Here are some extracts from the NYT article
Even as President Nixon prepared to fly to New York for a dinner in honor of the French President that neither Governor Rockefeller nor Mayor Lindsay, would attend, Mr. Pompidou affronted Jewish leaders by abruptly canceling a morning meeting arranged with them at the Waldorf Astoria.
The Jewish leaders who were to have met with the French head of state issued a statement denouncing President Pompidou's “rudeness.” They said they were “appalled at this act of discourtesy.”
Later, in response to a reporter's question about this statement, Mr. Pompidou said in riposte, “Where is courtesy?”
The Jewish leaders said that the conference had been arranged more than a month ago through French officials. It was reconfirmed by the French Embassy last Friday, they said, and the first they knew of any cancellation came about 10 A.M., an hour before the scheduled meeting, when a reporter asked for comment on Mr. Pompidou's change of plan.
Half an hour later, they said, someone called from the French consulate general to say that President Pompidou probably, would be unable to see them and to suggest that French Foreign Minister Maurice Schumann meet them instead.

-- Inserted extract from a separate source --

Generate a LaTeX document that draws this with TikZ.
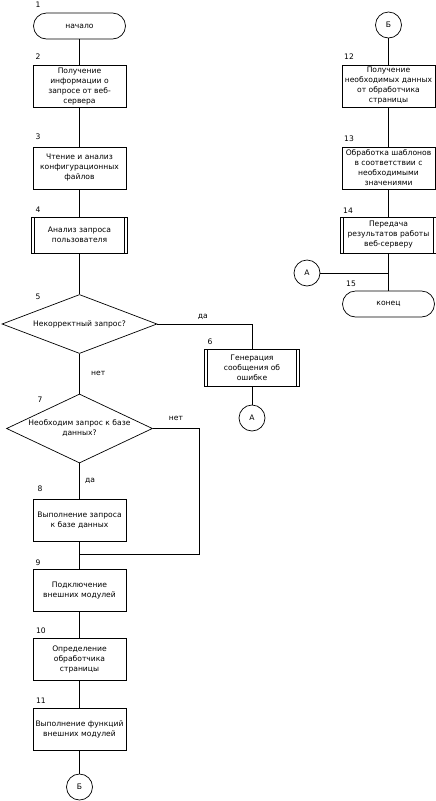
\documentclass[tikz,border=0pt]{standalone}
\usepackage{fontspec}
\setmainfont{DejaVu Sans}
\usepackage{tikz}
\usetikzlibrary{shapes.geometric}
\usetikzlibrary{calc}

\begin{document}
\begin{tikzpicture}[x=1pt,y=-1pt,-,line width=0.7pt,font=\fontsize{7.6}{10}\selectfont]
  \tikzstyle{blk}=[draw, rectangle, align=center, minimum width=93pt, minimum height=42pt, inner sep=0pt]
  \tikzstyle{sub}=[blk, minimum width=96pt, minimum height=36pt,
    path picture={\draw ([xshift=3pt]path picture bounding box.north west) -- ([xshift=3pt]path picture bounding box.south west)
                        ([xshift=-3pt]path picture bounding box.north east) -- ([xshift=-3pt]path picture bounding box.south east);}]
  \tikzstyle{term}=[draw, rectangle, rounded corners=13pt, minimum width=92pt, minimum height=26pt]
  \tikzstyle{dec}=[draw, diamond, align=center, inner sep=0pt]
  \tikzstyle{con}=[draw, circle, minimum size=26pt, inner sep=0pt]
  \tikzstyle{num}=[inner sep=0pt]
  \useasboundingbox (0,0) rectangle (436,801);

  % left column
  \node[term] (s1) at (79.5,26) {начало};
  \node[blk] (b2) at (79.5,86.5) {Получение\\информации о\\запросе от веб-\\сервера};
  \node[blk] (b3) at (79.5,168) {Чтение и анализ\\конфигурационных\\файлов};
  \node[sub] (b4) at (79.5,235) {Анализ запроса\\пользователя};
  \node[dec, minimum width=155pt, minimum height=59pt, aspect=2.6] (d5) at (79.5,324) {Некорректный запрос?};
  \node[sub, minimum width=95pt, minimum height=37pt] (b6) at (252,368) {Генерация\\сообщения об\\ошибке};
  \node[con] (A1) at (252,418) {А};
  \node[dec, minimum width=146pt, minimum height=69pt, aspect=2.1] (d7) at (79.5,428.5) {Необходим запрос к базе\\данных?};
  \node[blk] (b8) at (79.5,520) {Выполнение запроса\\к базе данных};
  \node[blk] (b9) at (79.5,590.5) {Подключение\\внешних модулей};
  \node[blk] (b10) at (79.5,659.5) {Определение\\обработчика\\страницы};
  \node[blk] (b11) at (79.5,729) {Выполнение функций\\внешних модулей};
  \node[con] (B1) at (79.5,787) {Б};

  % right column
  \node[con] (B2) at (388.5,25) {Б};
  \node[blk] (b12) at (388.5,86) {Получение\\необходимых данных\\от обработчика\\страницы};
  \node[blk] (b13) at (388.5,168) {Обработка шаблонов\\в соответствии с\\необходимыми\\значениями};
  \node[sub] (b14) at (388.5,235) {Передача\\результатов работы\\веб-серверу};
  \node[con] (A2) at (307,273) {А};
  \node[term] (t15) at (388.5,304) {конец};

  % step numbers
  \node[num] (n1) at (38,5) {1};
  \node[num] (n2) at (38,57) {2};
  \node[num] (n3) at (38,137) {3};
  \node[num] (n4) at (38,210) {4};
  \node[num] (n5) at (38,297) {5};
  \node[num] (n6) at (210,342) {6};
  \node[num] (n7) at (40,400) {7};
  \node[num] (n8) at (40,489) {8};
  \node[num] (n9) at (38,563) {9};
  \node[num] (n10) at (41,631) {10};
  \node[num] (n11) at (41,701) {11};
  \node[num] (n12) at (349,57) {12};
  \node[num] (n13) at (349,139) {13};
  \node[num] (n14) at (348,211) {14};
  \node[num] (n15) at (351,284) {15};

  \coordinate (j) at (79.5,554);
  \coordinate (jr) at (199,554);
  \coordinate (k) at (388.5,273);

  \path
    (s1) edge (b2)
    (b2) edge (b3)
    (b3) edge (b4)
    (b4) edge (d5)
    (b6) edge (A1)
    (b8) edge (b9)
    (b9) edge (b10)
    (b10) edge (b11)
    (b11) edge (B1)
    (B2) edge (b12)
    (b12) edge (b13)
    (b13) edge (b14)
    (b14) edge (t15)
    (A2) edge (k);

  \draw (d5.east) -| node[pos=0.24, above=1pt] {да} (b6.north);
  \draw (d5.south) -- node[midway, right=8pt] {нет} (d7.north);
  \draw (d7.south) -- node[midway, right=2pt] {да} (b8.north);
  \draw (d7.east) -| node[pos=0.25, above=4pt] {нет} (jr) -- (j);
\end{tikzpicture}
\end{document}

Dr. William A. Wexler of Savannah, Ga., president of B'nai B'rith, retorted that the Jewish leaders had come from all over the country to hear President Pompidou's explanation of the controversial sale of jet fighter planes to Libya, and that they would accept no substitute.
Waited Several Hours
They waited several hours in the hotel, hoping that President Pompidou, who had gone to the United Nations for lunch with Secretary General U Thant, might arrange to see them afterward at the Pompidou suite in the Waldorf Towers.